%%
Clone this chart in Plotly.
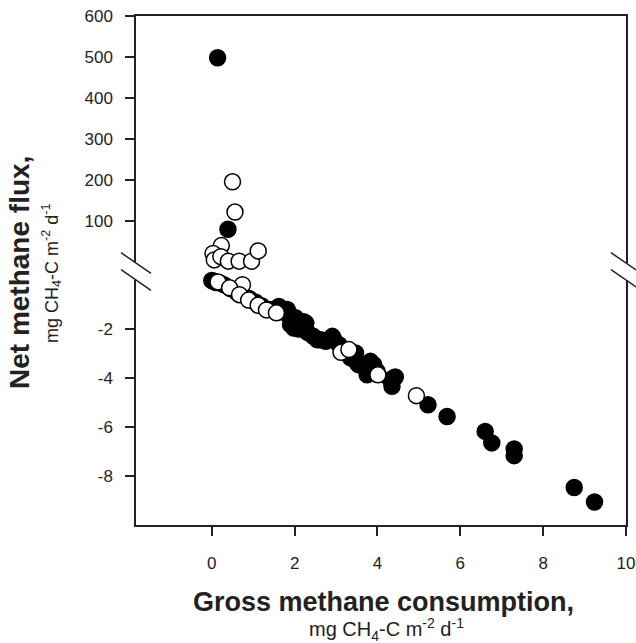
%%
%%
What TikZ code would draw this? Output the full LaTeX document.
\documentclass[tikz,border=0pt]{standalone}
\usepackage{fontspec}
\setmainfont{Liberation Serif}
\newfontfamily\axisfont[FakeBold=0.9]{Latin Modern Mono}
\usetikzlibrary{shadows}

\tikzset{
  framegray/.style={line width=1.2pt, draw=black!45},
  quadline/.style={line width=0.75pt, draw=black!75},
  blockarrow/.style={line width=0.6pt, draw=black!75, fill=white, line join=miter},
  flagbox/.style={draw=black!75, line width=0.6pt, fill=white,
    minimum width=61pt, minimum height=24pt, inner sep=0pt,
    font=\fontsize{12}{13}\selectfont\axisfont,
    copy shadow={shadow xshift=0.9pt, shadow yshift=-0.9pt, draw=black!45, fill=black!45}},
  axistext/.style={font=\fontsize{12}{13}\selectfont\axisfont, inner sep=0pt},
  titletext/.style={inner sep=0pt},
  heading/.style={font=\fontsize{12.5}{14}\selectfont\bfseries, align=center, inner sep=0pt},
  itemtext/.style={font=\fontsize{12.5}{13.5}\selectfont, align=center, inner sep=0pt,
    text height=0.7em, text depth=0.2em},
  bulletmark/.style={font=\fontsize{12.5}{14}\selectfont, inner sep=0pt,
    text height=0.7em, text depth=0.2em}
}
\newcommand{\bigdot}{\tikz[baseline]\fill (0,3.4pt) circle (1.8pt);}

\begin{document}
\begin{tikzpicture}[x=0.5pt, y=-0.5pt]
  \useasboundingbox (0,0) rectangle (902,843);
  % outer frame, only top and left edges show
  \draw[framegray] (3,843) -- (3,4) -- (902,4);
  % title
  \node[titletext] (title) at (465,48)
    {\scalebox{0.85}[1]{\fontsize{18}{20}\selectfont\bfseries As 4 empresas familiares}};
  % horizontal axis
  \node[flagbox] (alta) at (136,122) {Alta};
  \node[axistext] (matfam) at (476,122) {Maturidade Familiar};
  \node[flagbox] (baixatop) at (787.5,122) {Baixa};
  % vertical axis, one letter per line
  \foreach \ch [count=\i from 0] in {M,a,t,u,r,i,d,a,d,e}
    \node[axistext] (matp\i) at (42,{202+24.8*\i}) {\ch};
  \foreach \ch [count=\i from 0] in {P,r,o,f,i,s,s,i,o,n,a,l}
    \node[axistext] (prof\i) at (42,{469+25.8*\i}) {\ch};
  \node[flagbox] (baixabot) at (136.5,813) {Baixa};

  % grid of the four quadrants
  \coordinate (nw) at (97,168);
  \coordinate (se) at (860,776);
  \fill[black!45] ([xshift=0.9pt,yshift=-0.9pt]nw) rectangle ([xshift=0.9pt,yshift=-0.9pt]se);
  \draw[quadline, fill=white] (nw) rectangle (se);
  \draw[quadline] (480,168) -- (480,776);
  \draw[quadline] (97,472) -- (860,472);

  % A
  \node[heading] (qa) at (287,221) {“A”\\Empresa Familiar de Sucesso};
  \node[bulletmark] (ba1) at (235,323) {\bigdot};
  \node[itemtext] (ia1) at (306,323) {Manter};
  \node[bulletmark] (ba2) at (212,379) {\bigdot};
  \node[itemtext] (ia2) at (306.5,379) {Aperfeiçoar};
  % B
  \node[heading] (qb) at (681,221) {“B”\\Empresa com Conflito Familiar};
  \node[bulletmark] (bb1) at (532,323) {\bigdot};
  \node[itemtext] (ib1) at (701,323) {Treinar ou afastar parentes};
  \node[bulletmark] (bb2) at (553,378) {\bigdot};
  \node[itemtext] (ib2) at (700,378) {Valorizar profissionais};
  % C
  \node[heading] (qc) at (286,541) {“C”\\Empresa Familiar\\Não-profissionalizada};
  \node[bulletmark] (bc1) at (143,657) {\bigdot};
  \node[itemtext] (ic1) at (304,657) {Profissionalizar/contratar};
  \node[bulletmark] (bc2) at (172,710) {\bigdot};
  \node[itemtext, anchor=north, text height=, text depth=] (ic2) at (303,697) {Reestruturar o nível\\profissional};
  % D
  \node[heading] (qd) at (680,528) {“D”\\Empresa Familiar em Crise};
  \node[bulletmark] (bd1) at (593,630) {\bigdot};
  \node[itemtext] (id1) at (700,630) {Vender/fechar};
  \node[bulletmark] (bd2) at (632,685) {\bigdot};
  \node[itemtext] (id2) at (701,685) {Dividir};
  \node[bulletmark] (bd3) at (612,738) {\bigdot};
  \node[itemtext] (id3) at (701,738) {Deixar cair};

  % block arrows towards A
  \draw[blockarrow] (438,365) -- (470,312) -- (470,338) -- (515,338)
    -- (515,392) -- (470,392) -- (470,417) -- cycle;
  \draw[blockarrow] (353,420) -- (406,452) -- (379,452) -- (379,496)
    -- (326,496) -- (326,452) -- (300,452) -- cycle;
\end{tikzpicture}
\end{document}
%%
▶ _WRITTEN INSTRUCTION_
Of the lines in the entries above, how many include "this"? Only the number should be given.

▶ _FULL RESPONSE_
2